Q. いつまで警戒しなければならないの?
通常9月から感染が拡大し、春先まで続きます。今年はかつてない大流行中なので、「新型コロナウイルス」「インフルエンザ」と並んで、「RSウイルス」にも同時に注意を払う必要があります。
Q. 子供のどんな異変に注意すればいいの?
見落としてはいけないポイントは陥没呼吸になっていないかどうか、です。これは幼児が肺炎を起こす呼吸困難になった際に起こる現象で、息をする際、喉仏の下、鎖骨の上が陥没して凹んで見えるのが陥没呼吸です。勢いよく息を吸おうとすると、骨がない部分が引っ張られて陥没します。この場合、肺炎を起こしている可能性が高いので、すぐにかかりつけ医にかかりましょう。 またテキサス州小児病院ICU担当医長は「注意が必要なのは、早い呼吸や余計な筋肉を使って呼吸している場合、食欲がない場合、おむつが十分に濡れていない場合などです」と語っています。
Q.感染したらどうしたらいいの?
CDCによると「RSウイルス感染に対する特定の治療法はないが、感染した場合は、市販の解熱剤と鎮痛剤を服用し、水分を多めにとり、症状を和らげましょう。重症な場合はすぐにかかりつけ医にかかりましょう」としています。またCDCは、RSウイルス感染者が増加していることから、急性呼吸器感染症の症状があり、新型コロナウイルス感染症の原因となるウイルス検査で陰性だった患者に対し、より広範にRSウイルスの検査をおこなうことを推奨しています。
症状はコロナにそっくり・・・
RSウイルス罹患者の声
・40代主婦Y.A
・家族構成:夫、小3、小5
・ロサンゼルス在住
RSウイルスは厄介な病気
ハロウィンの日、アフターケアに子供を迎えに行ったら「遊具から落ちて右手首が痛い」と言う。私は「少し筋肉を痛めただけだろう」と意に介さなかったものの、1週間経っても痛いと言い続けるので、平日の仕事時間を避けて日曜日のurgent careに連れて行った。この選択が正しかったのかどうだったのか、今となっては怪しい。病院は思いのほか混んでいて、レントゲン検査や医師の診察など含めて半日かかった。誤算だったのは、その日に限って家族で行動していたので4人全員で病院に行くことになったことだ。結局、長時間の病院滞在がきっかけとなって、私以外の家族はRSウイルスに罹患した(私はコロナに罹った)。
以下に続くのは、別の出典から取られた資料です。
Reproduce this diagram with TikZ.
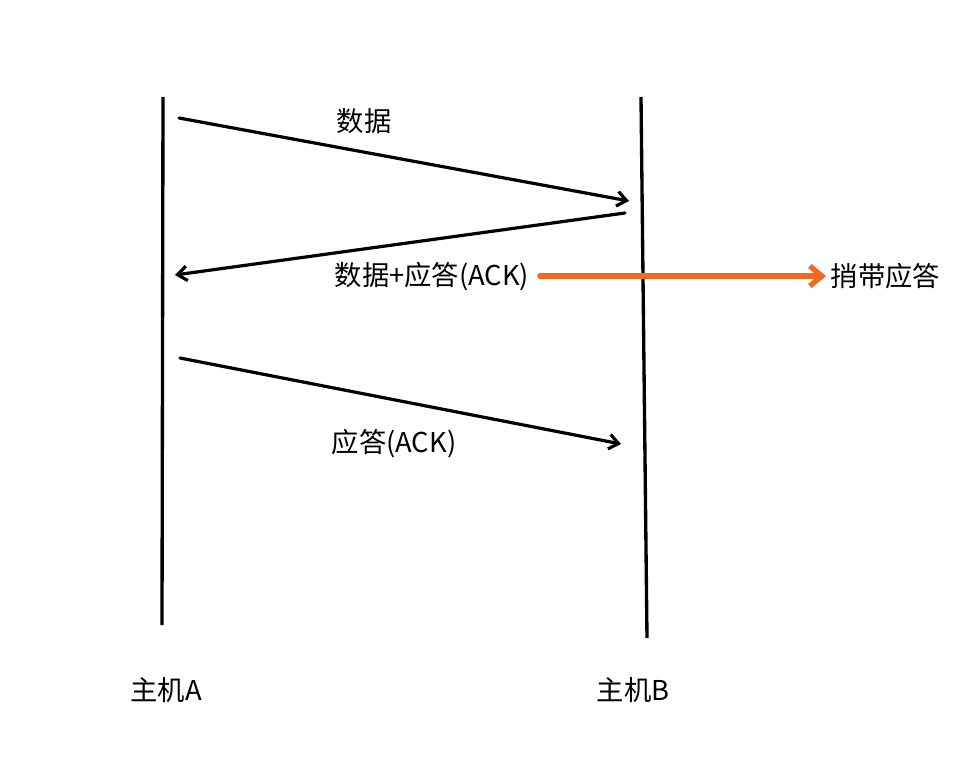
\documentclass[tikz,border=0pt]{standalone}
\usepackage{fontspec}
\setmainfont{Noto Sans CJK SC}
\usetikzlibrary{arrows.meta}
\definecolor{ackorange}{HTML}{F26A1B}

\begin{document}
\begin{tikzpicture}[x=0.75pt,y=-0.75pt,>={Straight Barb[length=7pt,width=11pt]},every node/.style={font=\fontsize{20.5}{24}\selectfont}]
\useasboundingbox (0,0) rectangle (979,774);
\coordinate (atop) at (163,97);
\coordinate (abot) at (162,625);
\coordinate (btop) at (641,97);
\coordinate (bbot) at (647,638);
\draw[line width=2.5pt] (atop) -- (abot);
\draw[line width=2.5pt] (btop) -- (bbot);
\node (hosta) at (166,690) {主机A};
\node (hostb) at (633,690) {主机B};
\coordinate (d1s) at (179,118);
\coordinate (d1e) at (629,201);
\coordinate (d2s) at (625,213);
\coordinate (d2e) at (175,275);
\coordinate (d3s) at (180,358);
\coordinate (d3e) at (621,444);
\draw[->,line width=2.4pt,line cap=round] (d1s) -- (d1e);
\draw[->,line width=2.4pt,line cap=round] (d2s) -- (d2e);
\draw[->,line width=2.4pt,line cap=round] (d3s) -- (d3e);
\node (data) at (364,121) {数据};
\node (dataack) at (432,277) {数据+应答(ACK)};
\node (ack) at (394,444) {应答(ACK)};
\node[right] (piggy) at (826,276) {捎带应答};
\draw[-{Straight Barb[length=9pt,width=15pt]},ackorange,line width=4pt,line cap=round] (dataack.east) ++(6,-1) coordinate (os) -- (piggy.west);
\end{tikzpicture}
\end{document}
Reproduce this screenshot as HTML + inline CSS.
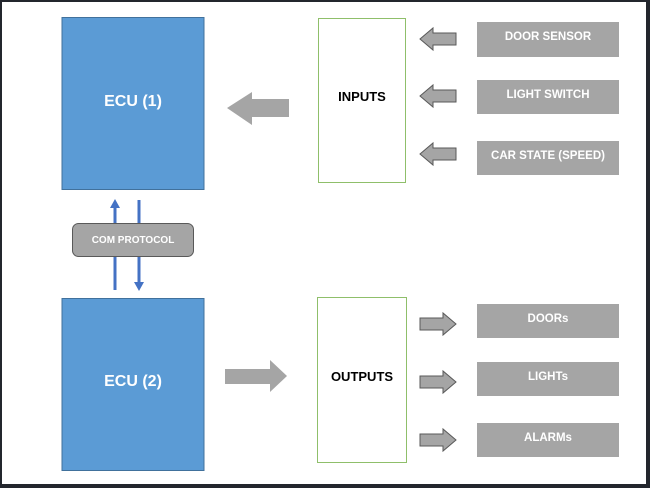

RSウイルスの初期症状は、喉の痛みから始まる。小3はその後、鼻水が止まらなくなり、1日3箱以上のティッシュボックスを消費し、鼻の下は真っ赤に擦りむけ痛がり、ゴホゴホという咳や痰は1週間続いた。熱は38度超えが丸3日続き、発熱と倦怠感で学校に1週間行けなかった。睡眠時はゼーゼーという喘鳴がした(彼女は1歳時RSウイルス罹患で入院したことがある)。
小5は40度超えが2日続き、38度辺りを数日うろつき、タイレノールを投与しても熱は一向に引かなかった。食欲は減退し、思考力が低下し、麦茶しか受け付けなかったが、ある夜、無理やり食べさせたオレンジを布団の上で吐いた。学校は4日間休み発熱時は「とにかく身体中を冷やしてほしい」といわれ、デコと首には冷えピタ、顔面には濡らしたタオル、頭には氷枕、脇下には保冷剤と、思いつく限りの冷却方法をとった。熱が下がるのにもっとも苦労した。現在は熱も下がり咳もないが、唇の乾きがよくならず、口唇まわりの炎症状態が続いている。子供は唇に異常が現れやすいので注意して見るといいと思う。
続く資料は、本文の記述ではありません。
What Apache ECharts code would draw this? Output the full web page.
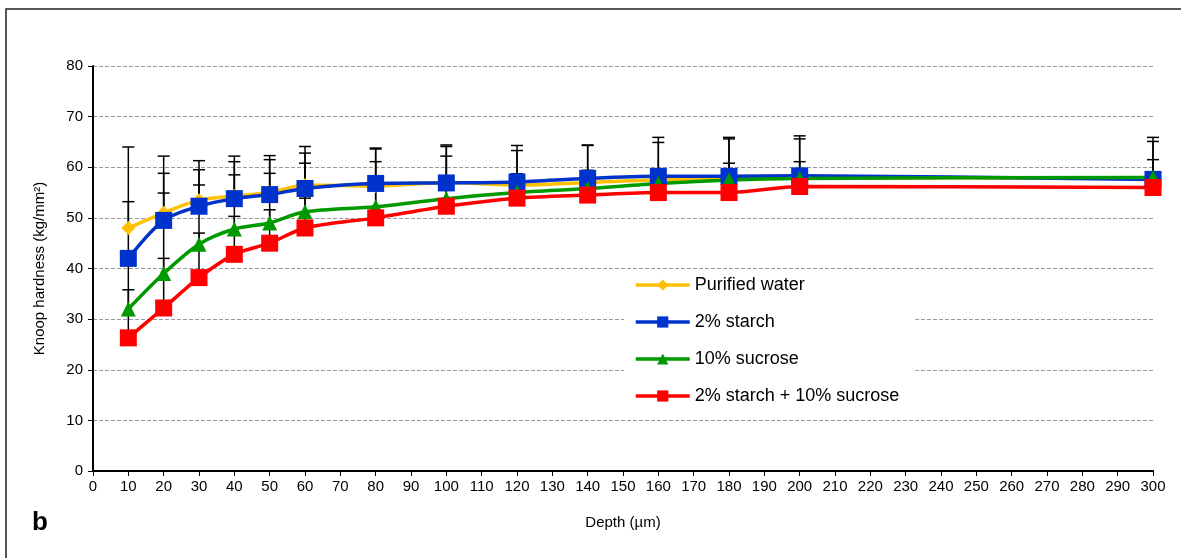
<!DOCTYPE html>
<html>
<head>
<meta charset="utf-8">
<script src="https://cdn.jsdelivr.net/npm/echarts@6/dist/echarts.min.js"></script>
<style>
  html, body { margin: 0; padding: 0; background: #fff; }
  #chart { width: 1181px; height: 558px; }
</style>
</head>
<body>
<div id="chart"></div>
<script>
// depth points (µm)
const depths = [10, 20, 30, 40, 50, 60, 80, 100, 120, 140, 160, 180, 200, 300];

// mean Knoop hardness per group
const purifiedWater = [48, 51, 53.5, 54.3, 55, 56.5, 56.3, 57, 56.5, 57, 57.5, 57.8, 58, 57.8];
const starch2 = [42, 49.5, 52.3, 53.8, 54.6, 55.8, 56.8, 56.9, 57.1, 57.8, 58.2, 58.2, 58.3, 57.6];
const sucrose10 = [32, 39, 44.8, 47.8, 49, 51.2, 52.2, 53.8, 55, 55.8, 56.8, 57.5, 57.8, 58];
const starchSucrose = [26.3, 32.2, 38.2, 42.8, 45, 48, 50, 52.3, 53.9, 54.5, 55, 55, 56.2, 56];

// upper error (SD) per group
const purifiedWaterErr = [16, 11.2, 7.8, 7.9, 7.3, 7.6, 7.5, 7.4, 7.8, 7.4, 8.4, 8.1, 8.2, 8.1];
const starch2Err = [11.2, 9.3, 7.2, 7.3, 6.9, 7.0, 6.8, 7.2, 6.2, 6.5, 6.7, 7.4, 7.3, 7.5];
const sucrose10Err = [10, 15.9, 11.7, 10.7, 9.8, 9.6, 8.9, 8.4, 3.7, 3.6, 1.7, 3.3, 3.3, 3.5];
const starchSucroseErr = [9.5, 9.8, 8.8, 7.5, 6.6, 5.9, 5.9, 4.2, 3.1, 3, 2.5, 2.5, 1.8, 2];

const yTicks = [0, 10, 20, 30, 40, 50, 60, 70, 80];

const groups = [
  { name: 'Purified water', values: purifiedWater, err: purifiedWaterErr, color: '#FFC000', symbol: 'diamond', size: 14 },
  { name: '2% starch', values: starch2, err: starch2Err, color: '#0033CC', symbol: 'rect', size: 17 },
  { name: '10% sucrose', values: sucrose10, err: sucrose10Err, color: '#009900', symbol: 'triangle', size: 15 },
  { name: '2% starch + 10% sucrose', values: starchSucrose, err: starchSucroseErr, color: '#FF0000', symbol: 'rect', size: 17 }
];

const font = 'Liberation Sans, Arial, sans-serif';

// error bar data: [depth, top, mean]
let errData = [];
groups.forEach(g => {
  depths.forEach((d, i) => {
    errData.push([d, g.values[i] + g.err[i], g.values[i]]);
  });
});

let series = [{
  type: 'custom',
  name: 'err',
  z: 1,
  silent: true,
  data: errData,
  renderItem: (params, api) => {
    let top = api.coord([api.value(0), api.value(1)]);
    let bot = api.coord([api.value(0), api.value(2)]);
    let half = 6;
    let st = { stroke: '#000', lineWidth: 1.5 };
    return {
      type: 'group',
      children: [
        { type: 'line', shape: { x1: top[0], y1: top[1], x2: bot[0], y2: bot[1] }, style: st },
        { type: 'line', shape: { x1: top[0] - half, y1: top[1], x2: top[0] + half, y2: top[1] }, style: st }
      ]
    };
  }
}];

groups.forEach(g => {
  series.push({
    type: 'line',
    name: g.name,
    z: 3,
    smooth: 0.3,
    symbol: g.symbol,
    symbolSize: g.size,
    data: depths.map((d, i) => [d, g.values[i]]),
    lineStyle: { color: g.color, width: 3.5 },
    itemStyle: { color: g.color },
    emphasis: { disabled: true }
  });
});

let chart = echarts.init(document.getElementById('chart'));
chart.setOption({
  animation: false,
  textStyle: { fontFamily: font },
  grid: { left: 93, right: 28, top: 66, bottom: 87 },
  graphic: [
    {
      type: 'rect',
      shape: { x: 6, y: 9, width: 1400, height: 800 },
      style: { fill: 'none', stroke: '#222', lineWidth: 1.5 },
      z: 0
    },
    {
      type: 'text',
      left: 32,
      top: 510,
      style: { text: 'b', font: 'bold 26px ' + font, fill: '#000' }
    }
  ],
  legend: {
    orient: 'vertical',
    left: 624,
    top: 270,
    data: groups.map(g => g.name),
    itemWidth: 54,
    itemHeight: 14,
    itemGap: 19,
    backgroundColor: '#fff',
    padding: [6, 16, 6, 10],
    lineStyle: { width: 3.5 },
    textStyle: { fontSize: 18, color: '#000', fontFamily: font }
  },
  xAxis: {
    type: 'value',
    min: 0,
    max: 300,
    interval: 10,
    name: 'Depth (µm)',
    nameLocation: 'middle',
    nameGap: 44,
    nameTextStyle: { fontSize: 15, color: '#000' },
    axisLine: { lineStyle: { color: '#000', width: 2 } },
    axisTick: { show: true, length: 5, lineStyle: { color: '#000' } },
    axisLabel: { fontSize: 15, color: '#000', margin: 8 },
    splitLine: { show: false }
  },
  yAxis: {
    type: 'value',
    min: yTicks[0],
    max: yTicks[yTicks.length - 1],
    interval: 10,
    name: 'Knoop hardness (kg/mm²)',
    nameLocation: 'middle',
    nameGap: 46,
    nameTextStyle: { fontSize: 15, color: '#000' },
    axisLine: { show: true, lineStyle: { color: '#000', width: 2 } },
    axisTick: { show: true, length: 5, lineStyle: { color: '#000' } },
    axisLabel: { fontSize: 15, color: '#000', margin: 10 },
    splitLine: { show: true, lineStyle: { color: '#999', type: [4, 2], width: 1 } }
  },
  series: series
});
</script>
</body>
</html>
もっとも長引いたのが夫である。喉の痛み、筋肉の痛み、37度台後半と38度台前半の熱が続き、常に倦怠感がある。夜眠る前は「悪寒がする」と言い、かなり着込んで寝ていた。咳は3週間経った今も続いており、体が辛い日は今でもタイレノールを飲んで対応している。
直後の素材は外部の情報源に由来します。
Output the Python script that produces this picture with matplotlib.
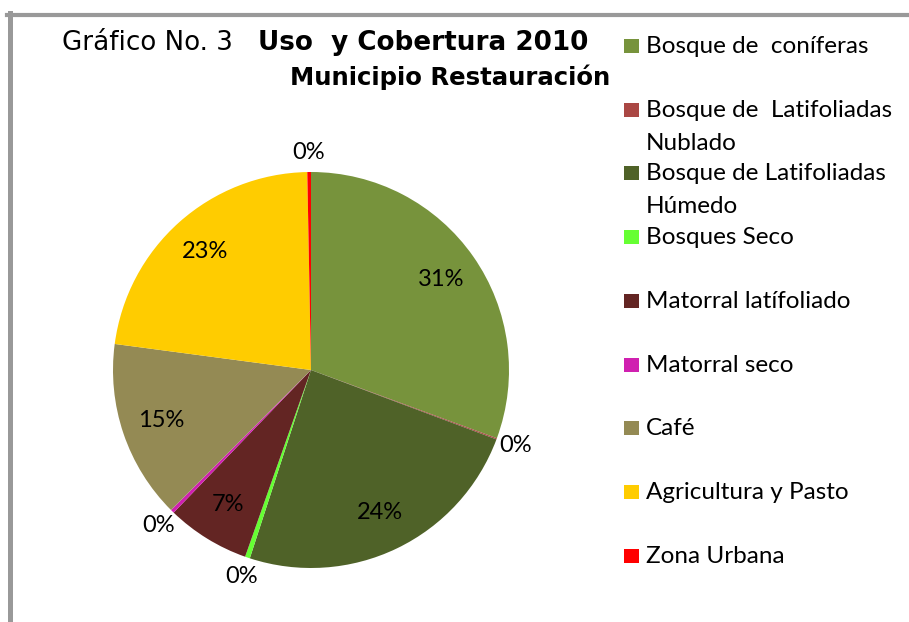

RSウイルスにはワクチンもなければ特異的治療法もないので、対症療法しかない。この時期、病院に付き添いで行くなら最少人数で行くべきだった。また手洗いとうがいは有効なので続けることを推奨する。そして最後に、コロナと似た症状なのにコロナ検査で陽性が出なければ、RSウイルスかインフルエンザを疑ったほうがいいと思う。